_Entries:_
☆ ☆ ☆

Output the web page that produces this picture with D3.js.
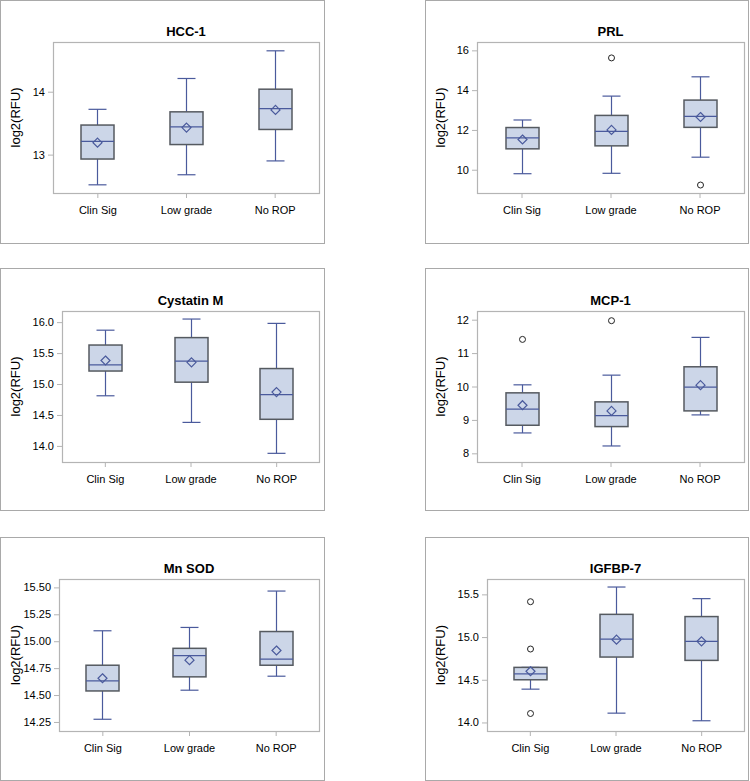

☆ ☆ ☆

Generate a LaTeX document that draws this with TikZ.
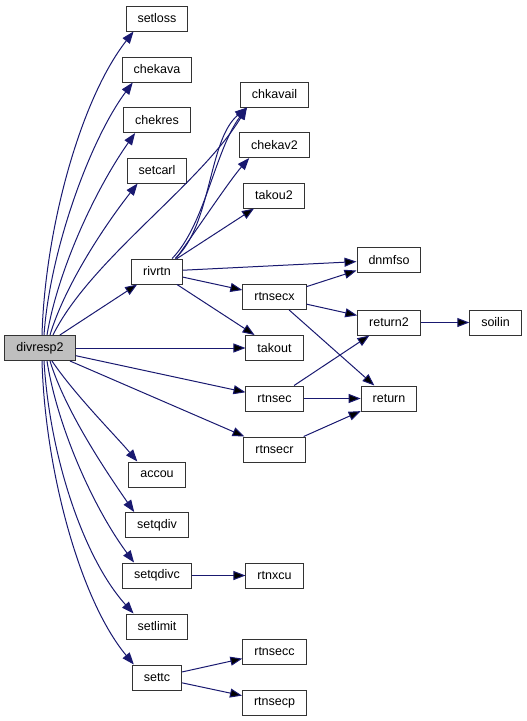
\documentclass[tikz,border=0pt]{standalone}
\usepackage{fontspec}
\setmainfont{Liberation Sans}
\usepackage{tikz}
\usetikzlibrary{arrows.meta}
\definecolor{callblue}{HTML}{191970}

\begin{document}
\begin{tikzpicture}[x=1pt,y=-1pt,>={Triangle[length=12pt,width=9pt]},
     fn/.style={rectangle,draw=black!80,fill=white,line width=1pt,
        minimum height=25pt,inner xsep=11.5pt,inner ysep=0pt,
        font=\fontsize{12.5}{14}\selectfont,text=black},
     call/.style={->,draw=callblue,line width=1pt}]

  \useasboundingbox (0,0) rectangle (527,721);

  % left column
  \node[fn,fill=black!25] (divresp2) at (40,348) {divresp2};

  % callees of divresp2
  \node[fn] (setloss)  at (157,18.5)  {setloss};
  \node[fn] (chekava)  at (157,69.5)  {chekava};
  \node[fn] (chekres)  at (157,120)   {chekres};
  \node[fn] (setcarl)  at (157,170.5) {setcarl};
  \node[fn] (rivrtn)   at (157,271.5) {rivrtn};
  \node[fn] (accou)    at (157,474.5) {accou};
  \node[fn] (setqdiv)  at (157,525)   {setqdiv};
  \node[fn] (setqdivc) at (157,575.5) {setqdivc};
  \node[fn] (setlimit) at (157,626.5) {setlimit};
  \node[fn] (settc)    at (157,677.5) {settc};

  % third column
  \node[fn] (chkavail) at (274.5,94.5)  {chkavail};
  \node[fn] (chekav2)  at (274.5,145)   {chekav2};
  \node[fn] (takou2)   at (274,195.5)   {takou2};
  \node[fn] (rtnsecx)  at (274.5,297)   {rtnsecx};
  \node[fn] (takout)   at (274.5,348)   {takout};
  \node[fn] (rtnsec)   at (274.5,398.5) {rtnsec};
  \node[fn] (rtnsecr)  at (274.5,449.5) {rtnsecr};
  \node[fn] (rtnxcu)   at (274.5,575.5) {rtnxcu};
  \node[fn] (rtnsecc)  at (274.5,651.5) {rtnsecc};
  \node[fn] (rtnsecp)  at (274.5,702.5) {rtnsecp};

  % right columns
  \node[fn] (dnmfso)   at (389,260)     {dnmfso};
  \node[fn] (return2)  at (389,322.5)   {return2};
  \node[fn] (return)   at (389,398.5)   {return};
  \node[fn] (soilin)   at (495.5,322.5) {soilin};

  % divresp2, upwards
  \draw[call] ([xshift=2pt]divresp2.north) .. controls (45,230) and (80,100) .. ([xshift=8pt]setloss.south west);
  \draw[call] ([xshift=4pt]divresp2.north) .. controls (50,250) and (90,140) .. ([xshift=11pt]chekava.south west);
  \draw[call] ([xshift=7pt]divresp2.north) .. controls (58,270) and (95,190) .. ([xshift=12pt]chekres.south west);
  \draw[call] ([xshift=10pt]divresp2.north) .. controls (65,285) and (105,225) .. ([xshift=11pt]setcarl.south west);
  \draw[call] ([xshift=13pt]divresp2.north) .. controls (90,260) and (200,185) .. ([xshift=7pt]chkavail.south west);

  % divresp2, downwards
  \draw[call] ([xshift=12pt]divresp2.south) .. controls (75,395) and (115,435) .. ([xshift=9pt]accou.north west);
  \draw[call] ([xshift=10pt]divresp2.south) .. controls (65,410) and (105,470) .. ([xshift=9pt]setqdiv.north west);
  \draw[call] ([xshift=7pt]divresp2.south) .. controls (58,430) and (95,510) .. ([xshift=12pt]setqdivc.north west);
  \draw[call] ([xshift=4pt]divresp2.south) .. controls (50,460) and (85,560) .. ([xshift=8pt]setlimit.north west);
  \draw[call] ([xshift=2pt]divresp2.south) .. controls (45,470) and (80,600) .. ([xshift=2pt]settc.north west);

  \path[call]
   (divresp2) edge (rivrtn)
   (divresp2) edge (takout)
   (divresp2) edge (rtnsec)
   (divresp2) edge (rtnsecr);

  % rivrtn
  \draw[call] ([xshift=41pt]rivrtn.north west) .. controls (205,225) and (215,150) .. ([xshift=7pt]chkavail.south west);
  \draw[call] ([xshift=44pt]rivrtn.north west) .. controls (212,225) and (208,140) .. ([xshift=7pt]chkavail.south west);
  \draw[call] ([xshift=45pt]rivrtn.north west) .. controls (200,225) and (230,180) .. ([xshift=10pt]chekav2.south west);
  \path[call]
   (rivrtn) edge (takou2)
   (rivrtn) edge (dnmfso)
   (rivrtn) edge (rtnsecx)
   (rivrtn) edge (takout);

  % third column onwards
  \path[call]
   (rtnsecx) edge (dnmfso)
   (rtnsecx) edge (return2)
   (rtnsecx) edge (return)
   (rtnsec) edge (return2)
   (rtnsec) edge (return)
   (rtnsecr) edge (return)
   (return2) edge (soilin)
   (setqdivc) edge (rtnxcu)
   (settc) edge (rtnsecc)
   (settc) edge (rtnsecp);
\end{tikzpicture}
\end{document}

☆ ☆ ☆

_To be done:_
Starting at the line containing "Generate a LaTeX" and stopping after the line containing "(divresp2) at (40,348)", give the lines again exactly and leave out every image.

_Final answer:_
Generate a LaTeX document that draws this with TikZ.
\documentclass[tikz,border=0pt]{standalone}
\usepackage{fontspec}
\setmainfont{Liberation Sans}
\usepackage{tikz}
\usetikzlibrary{arrows.meta}
\definecolor{callblue}{HTML}{191970}

\begin{document}
\begin{tikzpicture}[x=1pt,y=-1pt,>={Triangle[length=12pt,width=9pt]},
     fn/.style={rectangle,draw=black!80,fill=white,line width=1pt,
        minimum height=25pt,inner xsep=11.5pt,inner ysep=0pt,
        font=\fontsize{12.5}{14}\selectfont,text=black},
     call/.style={->,draw=callblue,line width=1pt}]

  \useasboundingbox (0,0) rectangle (527,721);

  % left column
  \node[fn,fill=black!25] (divresp2) at (40,348) {divresp2};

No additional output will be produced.